Truly, it took a moment to intellectually grasp a lemon tasting sweet, especially since magic fruit doesn't change your perception of smell. Oranges tasted like dollar-store orange soda, pears like really ripened pears, Granny Smith apples like red apples.
Next we hit the alcohol, which I'd recommend excluding from your tasting party if you want your favorite beer to remain sacred to you. I felt like I'd entered a very un-fun Bizarro World where my IPA suddenly tasted like fruit beer. ("This is IPA?" marveled one guest who normally doesn't like the style.) The wheat beer earned the corn-cob remark; the stout garnered an "aggressively bad," and the double bock tasted like a malt train-wreck.
Further disappointing, the red wine tasted vinegary and the ice wine lost all hints of alcohol while evoking an aftertaste of applesauce. The only way that I can understand miracle fruit preventing hangovers is in its making me not want to drink at all.

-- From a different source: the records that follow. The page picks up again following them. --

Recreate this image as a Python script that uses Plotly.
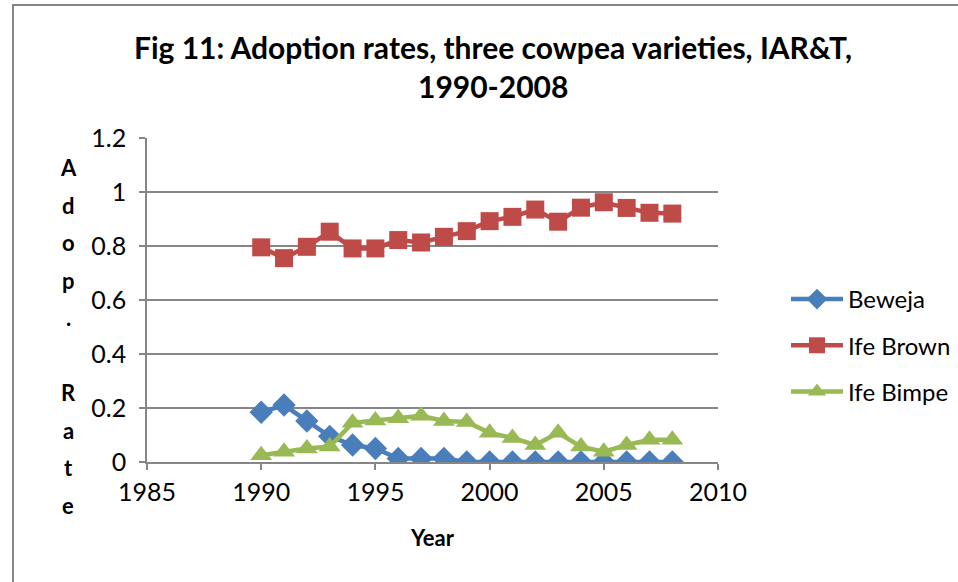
import plotly.graph_objects as go

# Adoption rates of three cowpea varieties released by IAR&T, 1990-2008
years = list(range(1990, 2009))
beweja = [0.184, 0.211, 0.152, 0.095, 0.063, 0.050, 0.013, 0.013, 0.013, 0.0,
          0.0, 0.0, 0.0, 0.0, 0.0, 0.0, 0.0, 0.0, 0.0]
ife_brown = [0.795, 0.755, 0.797, 0.853, 0.791, 0.791, 0.822, 0.813, 0.834, 0.855,
             0.892, 0.908, 0.935, 0.890, 0.942, 0.962, 0.941, 0.923, 0.920]
ife_bimpe = [0.025, 0.038, 0.050, 0.057, 0.145, 0.154, 0.162, 0.171, 0.152, 0.148,
             0.108, 0.089, 0.063, 0.108, 0.057, 0.038, 0.063, 0.082, 0.082]

series_names = ["Beweja", "Ife Brown", "Ife Bimpe"]
series_values = [beweja, ife_brown, ife_bimpe]
series_colors = ["#4A7EBB", "#BE4B48", "#98B954"]
series_symbols = ["diamond", "square", "triangle-up"]
series_sizes = [18, 18, 19]

x_ticks = [1985, 1990, 1995, 2000, 2005, 2010]
y_ticks = [0, 0.2, 0.4, 0.6, 0.8, 1, 1.2]

title_lines = ["Fig 11: Adoption rates, three cowpea varieties, IAR&T,", "1990-2008"]
y_title = "Adop. Rate"
x_title = "Year"

W, H = 958, 582
L, R, T, B = 147, 240, 138, 120
PW, PH = W - L - R, H - T - B


def px_x(p):
    return (p - L) / PW


def px_y(p):
    return (H - B - p) / PH


FONT = "Lato"
GRAY = "#868686"

fig = go.Figure()
for i, (name, vals, col, sym, sz) in enumerate(
        zip(series_names, series_values, series_colors, series_symbols, series_sizes)):
    fig.add_trace(go.Scatter(
        x=years, y=vals, name=name, mode="lines+markers",
        line=dict(color=col, width=4.5),
        marker=dict(symbol=sym, size=sz, color=col),
        legendgroup=f"g{i}",
    ))

annotations = []
for k, line in enumerate(title_lines):
    annotations.append(dict(
        text=f"<b>{line}</b>", xref="paper", yref="paper",
        x=px_x(493), y=px_y(47 + 39 * k), xanchor="center", yanchor="middle",
        showarrow=False, font=dict(family=FONT, size=30, color="#000000"),
    ))

# vertical, letter-by-letter y-axis title
for k, ch in enumerate(y_title):
    if ch == " ":
        continue
    annotations.append(dict(
        text=f"<b>{ch}</b>", xref="paper", yref="paper",
        x=px_x(68), y=px_y(178 + 37.5 * k), xanchor="center", yanchor="bottom",
        yshift=-5, showarrow=False, font=dict(family=FONT, size=22, color="#000000"),
    ))

fig.update_layout(
    width=W, height=H,
    margin=dict(l=L, r=R, t=T, b=B, autoexpand=False),
    paper_bgcolor="white", plot_bgcolor="white",
    font=dict(family=FONT, size=25, color="#000000"),
    showlegend=True,
    legend=dict(
        x=px_x(786), y=px_y(277), xanchor="left", yanchor="top",
        font=dict(family=FONT, size=24, color="#000000"),
        itemwidth=52,
        tracegroupgap=12, bgcolor="rgba(0,0,0,0)",
    ),
    annotations=annotations,
    shapes=[dict(
        type="rect", xref="paper", yref="paper",
        x0=px_x(13), x1=px_x(W + 20), y0=px_y(H + 20), y1=px_y(5),
        line=dict(color=GRAY, width=2), fillcolor="rgba(0,0,0,0)", layer="below",
    )],
    xaxis=dict(
        range=[1985, 2010], tickvals=x_ticks, ticktext=[str(v) for v in x_ticks],
        showgrid=False, zeroline=False, showline=True, linecolor=GRAY, linewidth=1.5,
        ticks="outside", ticklen=6, tickcolor=GRAY, tickwidth=1.5,
        ticklabelstandoff=1,
        title=dict(text=f"<b>{x_title}</b>", standoff=26,
                   font=dict(family=FONT, size=22, color="#000000")),
    ),
    yaxis=dict(
        range=[0, 1.2], tickvals=y_ticks, ticktext=["0", "0.2", "0.4", "0.6", "0.8", "1", "1.2"],
        showgrid=True, gridcolor=GRAY, gridwidth=1.5, zeroline=False,
        showline=True, linecolor=GRAY, linewidth=1.5,
        ticks="outside", ticklen=6, tickcolor=GRAY, tickwidth=1.5,
        ticklabelstandoff=8,
    ),
)

fig.write_html("out.html")
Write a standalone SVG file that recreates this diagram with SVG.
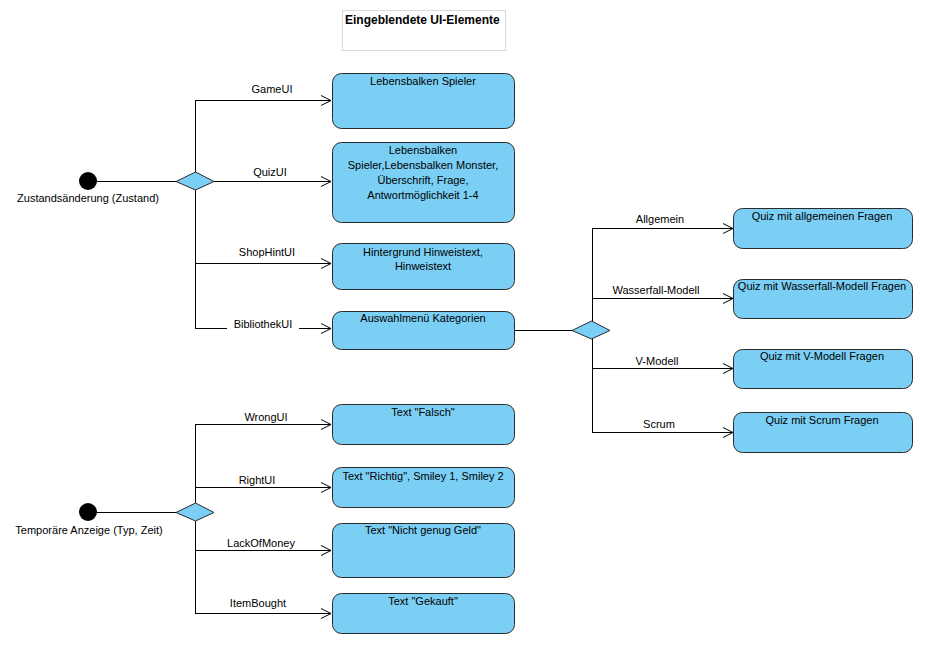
<svg xmlns="http://www.w3.org/2000/svg" width="931" height="647" viewBox="0 0 931 647">
  <defs>
    <marker id="open" markerUnits="userSpaceOnUse" markerWidth="12" markerHeight="12" refX="11" refY="6" orient="auto">
      <path d="M1,1 L11,6 L1,11" fill="none" stroke="#000" stroke-width="1"/>
    </marker>
    <style>
      text { font-family: "Liberation Sans", Arial, sans-serif; font-size: 11px; fill: #000; }
      .title { font-size: 12px; font-weight: bold; }
      .c { text-anchor: middle; }
      .box { fill: #7bcff4; stroke: #2b2b2b; stroke-width: 1; }
      .dec { fill: #7bcff4; stroke: #2b2b2b; stroke-width: 1; }
      .init { fill: #000; }
      .edge { fill: none; stroke: #000; stroke-width: 1; }
      .arrow { marker-end: url(#open); }
    </style>
  </defs>
  <rect width="931" height="647" fill="#fff"/>

  <!-- heading -->
  <g id="title">
    <rect x="342.5" y="10.5" width="163" height="40" fill="#fff" stroke="#d9d9d9"/>
    <text class="title" x="345" y="24">Eingeblendete UI-Elemente</text>
  </g>

  <!-- connectors -->
  <g id="connectors">
    <!-- state change branch -->
    <line class="edge" x1="97" y1="181.5" x2="176" y2="181.5"/>
    <line class="edge" x1="195.5" y1="100.5" x2="195.5" y2="172"/>
    <line class="edge" x1="195.5" y1="190" x2="195.5" y2="328.5"/>
    <line class="edge arrow" x1="195" y1="100.5" x2="331" y2="100.5"/>
    <line class="edge arrow" x1="214" y1="181.5" x2="331" y2="181.5"/>
    <line class="edge arrow" x1="195" y1="263.5" x2="331" y2="263.5"/>
    <line class="edge arrow" x1="195" y1="328.5" x2="331" y2="328.5"/>
    <!-- category branch -->
    <line class="edge" x1="514" y1="330.5" x2="572" y2="330.5"/>
    <line class="edge" x1="592.5" y1="228.5" x2="592.5" y2="321"/>
    <line class="edge" x1="592.5" y1="339" x2="592.5" y2="432.5"/>
    <line class="edge arrow" x1="592" y1="228.5" x2="733" y2="228.5"/>
    <line class="edge arrow" x1="592" y1="298.5" x2="733" y2="298.5"/>
    <line class="edge arrow" x1="592" y1="368.5" x2="733" y2="368.5"/>
    <line class="edge arrow" x1="592" y1="432.5" x2="733" y2="432.5"/>
    <!-- temporary display branch -->
    <line class="edge" x1="97" y1="512.5" x2="176" y2="512.5"/>
    <line class="edge" x1="195.5" y1="424.5" x2="195.5" y2="503"/>
    <line class="edge" x1="195.5" y1="521" x2="195.5" y2="613.5"/>
    <line class="edge arrow" x1="195" y1="424.5" x2="331" y2="424.5"/>
    <line class="edge arrow" x1="195" y1="487.5" x2="331" y2="487.5"/>
    <line class="edge arrow" x1="195" y1="550.5" x2="331" y2="550.5"/>
    <line class="edge arrow" x1="195" y1="613.5" x2="331" y2="613.5"/>

    <!-- guard labels -->
    <text class="c" x="272" y="93">GameUI</text>
    <text class="c" x="270" y="176">QuizUI</text>
    <text class="c" x="267" y="256">ShopHintUI</text>
    <rect x="227" y="318" width="72" height="13" fill="#fff"/>
    <text class="c" x="263" y="328">BibliothekUI</text>
    <text class="c" x="660" y="223">Allgemein</text>
    <text class="c" x="656" y="294">Wasserfall-Modell</text>
    <text class="c" x="657" y="365">V-Modell</text>
    <text class="c" x="659" y="428">Scrum</text>
    <text class="c" x="266" y="421">WrongUI</text>
    <text class="c" x="257" y="484">RightUI</text>
    <text class="c" x="261" y="547">LackOfMoney</text>
    <text class="c" x="258" y="607">ItemBought</text>
  </g>

  <!-- initial nodes -->
  <g id="start-state">
    <circle class="init" cx="88" cy="181" r="9"/>
    <text class="c" x="88" y="202">Zustandsänderung (Zustand)</text>
  </g>
  <g id="start-temp">
    <circle class="init" cx="88" cy="512" r="9"/>
    <text class="c" x="89" y="534">Temporäre Anzeige (Typ, Zeit)</text>
  </g>

  <!-- decision nodes -->
  <g id="decision-state">
    <polygon class="dec" points="176,181.5 195.5,172 214,181.5 195.5,190"/>
  </g>
  <g id="decision-category">
    <polygon class="dec" points="572,330.5 591.5,321 610,330.5 591.5,339"/>
  </g>
  <g id="decision-temp">
    <polygon class="dec" points="176,512.5 195.5,503 214,512.5 195.5,521"/>
  </g>

  <!-- state UI elements -->
  <g id="game-ui">
    <rect class="box" x="332.5" y="73.5" width="182" height="55" rx="9"/>
    <text class="c" x="423" y="85">Lebensbalken Spieler</text>
  </g>
  <g id="quiz-ui">
    <rect class="box" x="332.5" y="142.5" width="182" height="80" rx="9"/>
    <text class="c" x="423" y="154">Lebensbalken</text>
    <text class="c" x="423" y="169">Spieler,Lebensbalken Monster,</text>
    <text class="c" x="423" y="184">Überschrift, Frage,</text>
    <text class="c" x="423" y="199">Antwortmöglichkeit 1-4</text>
  </g>
  <g id="shop-hint-ui">
    <rect class="box" x="332.5" y="243.5" width="182" height="46" rx="9"/>
    <text class="c" x="423" y="256">Hintergrund Hinweistext,</text>
    <text class="c" x="423" y="270">Hinweistext</text>
  </g>
  <g id="library-ui">
    <rect class="box" x="332.5" y="311.5" width="182" height="38" rx="9"/>
    <text class="c" x="423" y="322">Auswahlmenü Kategorien</text>
  </g>

  <!-- quiz categories -->
  <g id="quiz-general">
    <rect class="box" x="733.5" y="208.5" width="179" height="40" rx="9"/>
    <text class="c" x="822" y="220">Quiz mit allgemeinen Fragen</text>
  </g>
  <g id="quiz-waterfall">
    <rect class="box" x="733.5" y="279.5" width="179" height="39" rx="9"/>
    <text class="c" x="822" y="290">Quiz mit Wasserfall-Modell Fragen</text>
  </g>
  <g id="quiz-vmodel">
    <rect class="box" x="733.5" y="349.5" width="179" height="39" rx="9"/>
    <text class="c" x="822" y="360">Quiz mit V-Modell Fragen</text>
  </g>
  <g id="quiz-scrum">
    <rect class="box" x="733.5" y="412.5" width="179" height="40" rx="9"/>
    <text class="c" x="822" y="424">Quiz mit Scrum Fragen</text>
  </g>

  <!-- temporary displays -->
  <g id="wrong-ui">
    <rect class="box" x="332.5" y="404.5" width="182" height="40" rx="9"/>
    <text class="c" x="423" y="416">Text "Falsch"</text>
  </g>
  <g id="right-ui">
    <rect class="box" x="332.5" y="467.5" width="182" height="40" rx="9"/>
    <text class="c" x="423" y="480">Text "Richtig", Smiley 1, Smiley 2</text>
  </g>
  <g id="lack-of-money">
    <rect class="box" x="332.5" y="523.5" width="182" height="54" rx="9"/>
    <text class="c" x="423" y="534">Text "Nicht genug Geld"</text>
  </g>
  <g id="item-bought">
    <rect class="box" x="332.5" y="593.5" width="182" height="40" rx="9"/>
    <text class="c" x="423" y="605">Text "Gekauft"</text>
  </g>
</svg>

On to the cheese, several Brie fans nearly wept at how gross it became, while drunken goat cheese elicited the analogy to feet. Only Gorgonzola was pleasing, as somehow the earthy flavor became amplified even the 3-year-old liked it. As for the yogurts, the berry tasted completely normal, while the plain could've been mistaken for sour cream.
On miracle fruit, gourmet olives tasted like the cheap canned ones, the potato chips seemed "dipped in syrup" and the cucumbers and bell peppers changed little. Refreshingly, the tomatoes' acid turned to a pleasant sweetness, making each taste like a healthy candy.
Starting to come down a bit (most of us returned to normal closer to the 30-minute mark), our entres provided a little study: the apple and ginger ingredients in the soup came to the forefront, tasting to me like the filling of a Danish pastry.
"I taste basil-flavored jelly," said one eater about the lasagna, which apparently had a lot of garlic that I couldn't taste at all. Lastly, bites of the chocolate tasted as if 15 to 20 percent of the cacao were shaved off.
On the whole, the miracle fruit experiment proved a sure success in terms of eliciting lots of laughter on top of novel food exploration. Shrubbin' doesn't exactly beat the miracle of oil burning for eight days, but it's a great option to liven a dinner party. And if nothing else, you can at least brag about pounding down raw lemons afterward.